Rabson sought to appeal this judgment of O’Regan, White and Miller JJ to the Supreme Court on the simple ground first year law students are taught; courts cannot award costs against parties for hearings they are accepted to have no standing in. Glazebrook J at the Supreme Court issued a private minute telling Rabson to seek recall from the three stooges. Rabson sought review of Glazebrook J’s private direction on the ground his statutory right lay with the Supreme Court and not the extraordinary remedy of recall. Glazebrook teamed up with Young and Arnold JJ to uphold her previous direction, only this time by public judgment.
Lawyers are telling Rabson to take the offer of backdoor justice but Rabson, who says he has lost everything to the NZ Courts’ backdoor dispensary, wants a public declaration from the Supreme Court that not one, but three of the Court of Appeal’s most senior judges could not get the simplest law correct in his case. He has long held that Justice Mark O’Regan conspired with Chapman to fleece relationship property due him – property valued at $1.2 Million by the Court of Appeal in December 2011. Sounds like the mad ranting of a disgruntled loser; that was until last month, when Chapman filed documents with the High Court stating this trust has dwindled to $163,747.13 despite no payouts to Rabson or his creditors. Chapman has repeatedly refused to provide any account information for the trust to Rabson.

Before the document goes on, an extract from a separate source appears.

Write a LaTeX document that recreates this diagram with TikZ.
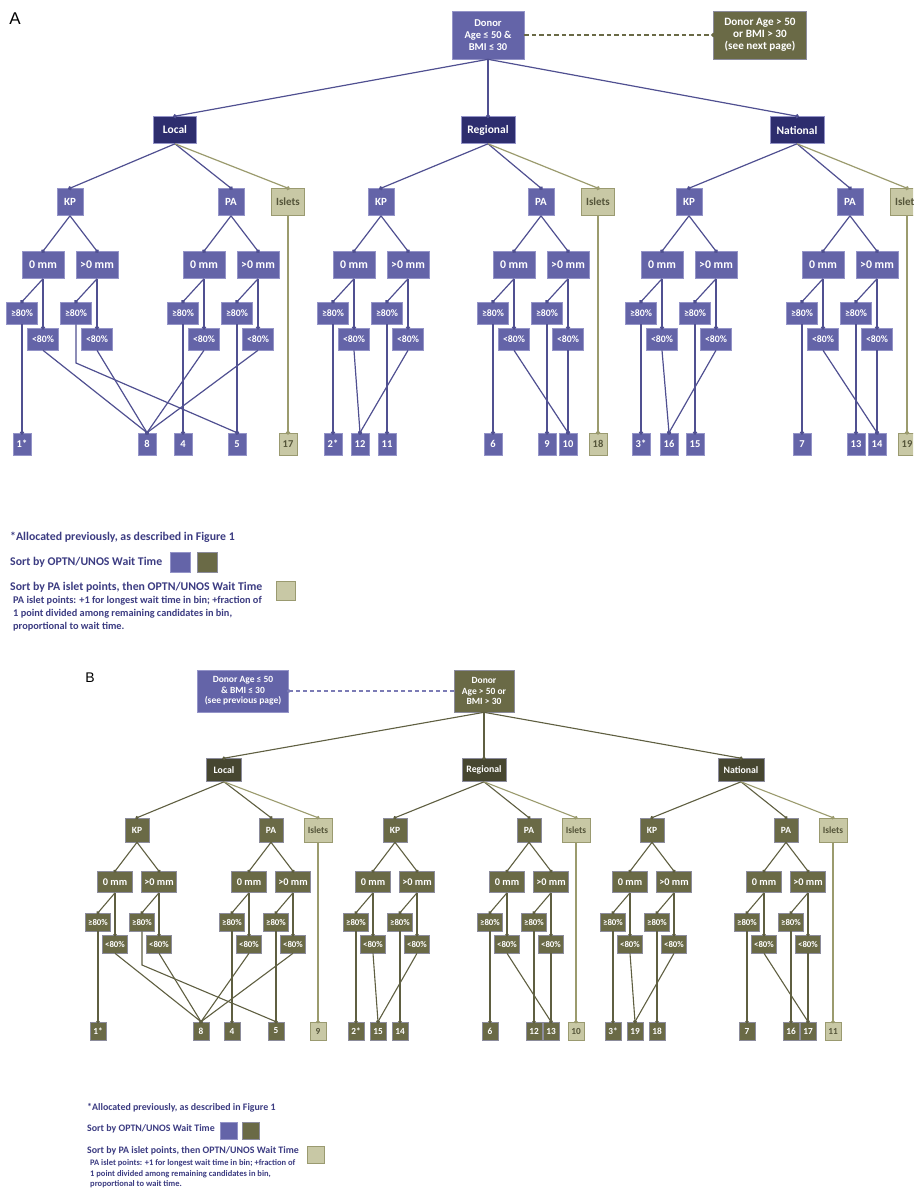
\documentclass[tikz,border=0pt]{standalone}
\usepackage{fontspec}
\setmainfont{Carlito}
\setsansfont{Liberation Sans}
\usetikzlibrary{arrows.meta}

\definecolor{pbox}{HTML}{6464A8}
\definecolor{pedge}{HTML}{9494C8}
\definecolor{pdark}{HTML}{2D2D6E}
\definecolor{pline}{HTML}{505091}
\definecolor{obox}{HTML}{6A6A46}
\definecolor{oedge}{HTML}{8C8C9C}
\definecolor{odark}{HTML}{464630}
\definecolor{oline}{HTML}{5F5F41}
\definecolor{kbox}{HTML}{C8C8A5}
\definecolor{kedge}{HTML}{9A9A70}
\definecolor{ktext}{HTML}{55553A}
\definecolor{kline}{HTML}{9B9B6E}
\definecolor{legtext}{HTML}{3C3C82}

\tikzset{
  bx/.style={rectangle,inner sep=0pt,align=center,text=white,line width=.6pt},
  pu/.style={bx,fill=pbox,draw=pedge},
  pn/.style={bx,fill=pdark,draw=pedge},
  ol/.style={bx,fill=obox,draw=oedge},
  od/.style={bx,fill=odark,draw=oedge},
  kh/.style={bx,fill=kbox,draw=kedge,text=ktext},
  % panel A
  topA/.style={minimum height=48pt,font=\fontsize{10.5}{12}\selectfont\bfseries},
  l1A/.style={minimum height=27pt,font=\fontsize{11.5}{13}\selectfont\bfseries},
  l2A/.style={minimum width=26pt,minimum height=27pt,font=\fontsize{11}{13}\selectfont\bfseries},
  l3A/.style={minimum width=42pt,minimum height=27pt,font=\fontsize{11.8}{13}\selectfont\bfseries},
  l4A/.style={minimum width=31pt,minimum height=22pt,font=\fontsize{9.8}{11}\selectfont\bfseries},
  lfA/.style={minimum width=18pt,minimum height=22pt,font=\fontsize{10.5}{12}\selectfont\bfseries},
  lnA/.style={pline,line width=1.2pt,-{Circle[length=4pt]},shorten >=-2pt},
  % panel B
  topB/.style={minimum height=42pt,font=\fontsize{9.5}{10.5}\selectfont\bfseries},
  l1B/.style={minimum height=23pt,font=\fontsize{9.8}{11}\selectfont\bfseries},
  l2B/.style={minimum width=24pt,minimum height=24pt,font=\fontsize{9.5}{11}\selectfont\bfseries},
  l3B/.style={minimum width=35pt,minimum height=21pt,font=\fontsize{10.3}{11}\selectfont\bfseries},
  l4B/.style={minimum width=25pt,minimum height=18pt,font=\fontsize{8.8}{9}\selectfont\bfseries},
  lfB/.style={minimum width=16pt,minimum height=18pt,font=\fontsize{9.3}{10}\selectfont\bfseries},
  lnB/.style={oline,line width=1.1pt,-{Circle[length=3.4pt]},shorten >=-1.7pt},
  leg/.style={anchor=west,inner sep=0pt,text=legtext,align=left},
}

\begin{document}
\begin{tikzpicture}[x=1pt,y=-1pt]
\useasboundingbox (0,0) rectangle (913,1188);
\clip (0,0) rectangle (913,1188);
\fill[white] (0,0) rectangle (913,1188);

% ---------- A ----------
\node[font=\sffamily\fontsize{17}{17}\selectfont] (labA) at (15,19) {A};
\node[pu,topA,minimum width=72pt] (A-top) at (488,35) {Donor\\Age ≤ 50 \&\\BMI ≤ 30};
\node[ol,topA,minimum width=93pt,font=\fontsize{11.2}{12}\selectfont\bfseries] (A-side) at (760,35) {Donor Age > 50\\or BMI > 30\\(see next page)};
\draw[obox,line width=1.6pt,dash pattern=on 4.5pt off 3pt,-{Circle[length=4pt]},shorten >=-2pt] (A-top.east) -- (A-side.west);
\coordinate (A-bend) at (0,363);

\foreach \r/\x/\w/\t in {loc/175/43/Local, reg/488/54/Regional, nat/797/54/National}{
  \node[pn,l1A,minimum width=\w pt] (A-\r) at (\x,130) {\t};
  \draw[lnA] (A-top.south) -- (A-\r.north);
}
\foreach \r/\k/\p/\i/\n in {loc/70/231/288/17, reg/381/541/598/18, nat/689/850/907/19}{
  \node[pu,l2A] (A-\r-kp) at (\k,202) {KP};
  \node[pu,l2A] (A-\r-pa) at (\p,202) {PA};
  \node[kh,l2A,minimum width=33pt] (A-\r-is) at (\i,202) {Islets};
  \node[kh,lfA] (A-l\n) at (\i,444) {\n};
  \draw[lnA] (A-\r.south) -- (A-\r-kp.north);
  \draw[lnA] (A-\r.south) -- (A-\r-pa.north);
  \draw[lnA,kline] (A-\r.south) -- (A-\r-is.north);
  \draw[lnA,kline] (A-\r-is.south) -- (A-l\n.north);
}
\foreach \n/\x/\t in {1/22/1*, 8/147/8, 4/183/4, 5/237/5, 2/333/2*, 12/360/12, 11/387/11,
    6/493/6, 9/547/9, 10/568/10, 3/641/3*, 16/669/16, 15/695/15, 7/802/7, 13/856/13, 14/877/14}
  \node[pu,lfA] (A-l\n) at (\x,444) {\t};

\foreach \g/\x/\a/\b/\c/\d in {loc-kp/70/1/8/5/8, loc-pa/231/4/8/5/8, reg-kp/381/2/12/11/12,
    reg-pa/541/6/10/9/10, nat-kp/689/3/16/15/16, nat-pa/850/7/14/13/14}{
  \node[pu,l3A] (A-\g-0) at (\x-27,265) {0 mm};
  \node[pu,l3A] (A-\g-1) at (\x+27,265) {>0 mm};
  \foreach \m/\dx in {0/-27,1/27}{
    \node[pu,l4A] (A-\g-\m-hi) at (\x+\dx-21,313) {≥80\%};
    \node[pu,l4A] (A-\g-\m-lo) at (\x+\dx,339) {<80\%};
    \draw[lnA] (A-\g.south) -- (A-\g-\m.north);
    \draw[lnA] (A-\g-\m.south) -- (A-\g-\m-hi.north);
    \draw[lnA] (A-\g-\m.south) -- (A-\g-\m-lo.north);
  }
  \draw[lnA] (A-\g-0-hi.south) -- (A-\g-0-hi.south |- A-bend) -- (A-l\a.north);
  \draw[lnA] (A-\g-0-lo.south) -- (A-l\b.north);
  \draw[lnA] (A-\g-1-hi.south) -- (A-\g-1-hi.south |- A-bend) -- (A-l\c.north);
  \draw[lnA] (A-\g-1-lo.south) -- (A-l\d.north);
}

% legend A
\node[leg,font=\fontsize{11.8}{13}\selectfont\bfseries] (legA1) at (10,537) {*Allocated previously, as described in Figure 1};
\node[leg,font=\fontsize{11.8}{13}\selectfont\bfseries] (legA2) at (10,562) {Sort by OPTN/UNOS Wait Time};
\node[pu,minimum size=20pt] (sqA1) at (180,562) {};
\node[ol,minimum size=20pt] (sqA2) at (207,562) {};
\node[leg,font=\fontsize{11.8}{13}\selectfont\bfseries] (legA3) at (10,587) {Sort by PA islet points, then OPTN/UNOS Wait Time};
\node[kh,minimum size=19pt] (sqA3) at (286,591) {};
\node[leg,font=\fontsize{10.3}{13}\selectfont\bfseries] (legA4) at (13,614)
  {PA islet points: +1 for longest wait time in bin; +fraction of\\1 point divided among remaining candidates in bin,\\proportional to wait time.};

% ---------- B ----------
\node[font=\sffamily\fontsize{14}{14}\selectfont] (labB) at (90,678) {B};
\node[ol,topB,minimum width=60pt] (B-top) at (484,691) {Donor\\Age > 50 or\\BMI > 30};
\node[pu,topB,minimum width=91pt] (B-side) at (243,691) {Donor Age ≤ 50\\\& BMI ≤ 30\\(see previous page)};
\draw[pbox!85!white,line width=1.5pt,dash pattern=on 4pt off 3pt,-{Circle[length=3.6pt]},shorten >=-1.8pt] (B-top.west) -- (B-side.east);
\coordinate (B-bend) at (0,965);

\foreach \r/\x/\w/\t in {loc/224/35/Local, reg/484/44/Regional, nat/741/46/National}{
  \node[od,l1B,minimum width=\w pt] (B-\r) at (\x,770) {\t};
  \draw[lnB] (B-top.south) -- (B-\r.north);
}
\foreach \r/\k/\p/\i/\n in {loc/137/271/318/9, reg/395/529/576/10, nat/652/786/833/11}{
  \node[ol,l2B] (B-\r-kp) at (\k,830) {KP};
  \node[ol,l2B] (B-\r-pa) at (\p,830) {PA};
  \node[kh,l2B,minimum width=28pt] (B-\r-is) at (\i,830) {Islets};
  \node[kh,lfB] (B-l\n) at (\i,1031) {\n};
  \draw[lnB] (B-\r.south) -- (B-\r-kp.north);
  \draw[lnB] (B-\r.south) -- (B-\r-pa.north);
  \draw[lnB,kline] (B-\r.south) -- (B-\r-is.north);
  \draw[lnB,kline] (B-\r-is.south) -- (B-l\n.north);
}
\foreach \n/\x/\t in {1/98/1*, 8/201/8, 4/232/4, 5/276/5, 2/356/2*, 15/378/15, 14/400/14,
    6/490/6, 12/534/12, 13/551/13, 3/613/3*, 19/635/19, 18/657/18, 7/747/7, 16/791/16, 17/808/17}
  \node[ol,lfB] (B-l\n) at (\x,1031) {\t};

\foreach \g/\x/\a/\b/\c/\d in {loc-kp/137/1/8/5/8, loc-pa/271/4/8/5/8, reg-kp/395/2/15/14/15,
    reg-pa/529/6/13/12/13, nat-kp/652/3/19/18/19, nat-pa/786/7/17/16/17}{
  \node[ol,l3B] (B-\g-0) at (\x-22,882) {0 mm};
  \node[ol,l3B] (B-\g-1) at (\x+22,882) {>0 mm};
  \foreach \m/\dx in {0/-22,1/22}{
    \node[ol,l4B] (B-\g-\m-hi) at (\x+\dx-17,922) {≥80\%};
    \node[ol,l4B] (B-\g-\m-lo) at (\x+\dx,944) {<80\%};
    \draw[lnB] (B-\g.south) -- (B-\g-\m.north);
    \draw[lnB] (B-\g-\m.south) -- (B-\g-\m-hi.north);
    \draw[lnB] (B-\g-\m.south) -- (B-\g-\m-lo.north);
  }
  \draw[lnB] (B-\g-0-hi.south) -- (B-\g-0-hi.south |- B-bend) -- (B-l\a.north);
  \draw[lnB] (B-\g-0-lo.south) -- (B-l\b.north);
  \draw[lnB] (B-\g-1-hi.south) -- (B-\g-1-hi.south |- B-bend) -- (B-l\c.north);
  \draw[lnB] (B-\g-1-lo.south) -- (B-l\d.north);
}

% legend B
\node[leg,font=\fontsize{9.9}{11}\selectfont\bfseries] (legB1) at (87,1108) {*Allocated previously, as described in Figure 1};
\node[leg,font=\fontsize{9.9}{11}\selectfont\bfseries] (legB2) at (87,1129) {Sort by OPTN/UNOS Wait Time};
\node[pu,minimum size=17pt] (sqB1) at (228.5,1130.5) {};
\node[ol,minimum size=17pt] (sqB2) at (250.5,1130.5) {};
\node[leg,font=\fontsize{9.9}{11}\selectfont\bfseries] (legB3) at (87,1151) {Sort by PA islet points, then OPTN/UNOS Wait Time};
\node[kh,minimum size=17pt] (sqB3) at (316,1154.5) {};
\node[leg,font=\fontsize{8.5}{10.5}\selectfont\bfseries] (legB4) at (90,1174)
  {PA islet points: +1 for longest wait time in bin; +fraction of\\1 point divided among remaining candidates in bin,\\proportional to wait time.};
\end{tikzpicture}
\end{document}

These very recent examples raise legitimate concerns as to whether the Supreme Court truly offers “accessibility to appellate review of the Court of Appeal that was not available” before its formation.
To Rabson at least, the hypocrisy of what the Supreme Court judges are doing relative to what they say is not lost. He says the sign above the Supreme Court door should read “Trust in what we tell you is justice and not your lying eyes”.